Her opponent, 7th Ward Alderman Jack Coatar, also targeted his ire at Congress.
“The complete lack of action in Jefferson City and Washington is normalizing children being killed at school,” he said.
St. Louis Circuit Attorney Kim Gardner was among those praising the adults at the school for their response.
“One thing that is clear is that lockdown procedures — which St. Louis Public School’s administrators, teachers and students at Central Visual and Performing Arts High School and first responders followed as this attack unfolded — were essential in preventing further violence. I am personally grateful to each of them and share my deepest condolences.”
Gardner’s counterpart in St. Louis County, Wesley Bell, said his office was ready to offer whatever assistance it could.
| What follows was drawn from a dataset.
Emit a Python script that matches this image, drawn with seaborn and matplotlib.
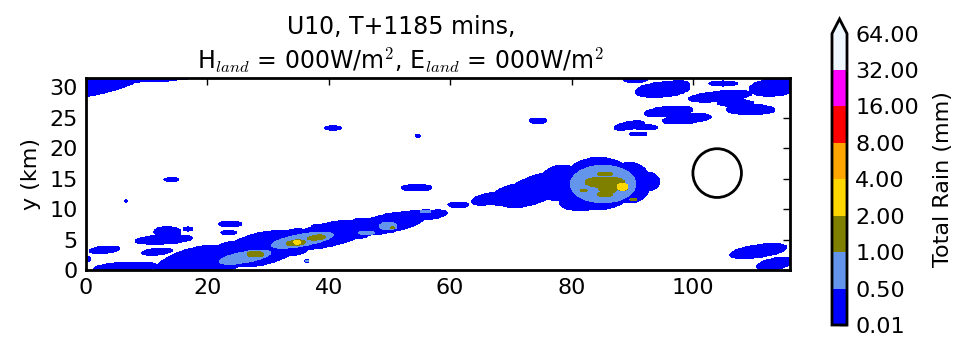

“We are praying for the victims, students, faculty and anyone harmed by these senseless acts of violence. Thank you to the St. Louis Metropolitan Police officers who were nothing short of heroic in their response to these tragic shootings,” he said.
The FBI is also helping investigate the shooting. Anyone with photos or video of the incident can upload them to fbi.gov/CentralVPA. A spokeswoman for the FBI office in St. Louis said such coordination among federal and local law enforcement is standard.
Jay Greenberg, the special agent in charge of the office, said the shooting had brought an uptick in false calls about more school shootings in the area. He said coverage of the shooting may be the driving factor.
“If you have a kid, and they’re old enough to have a device, please have a conversation and make sure they know that any hoax or any joke that they’re sending right now about a school shooting will be taken incredibly seriously,” Greenberg said.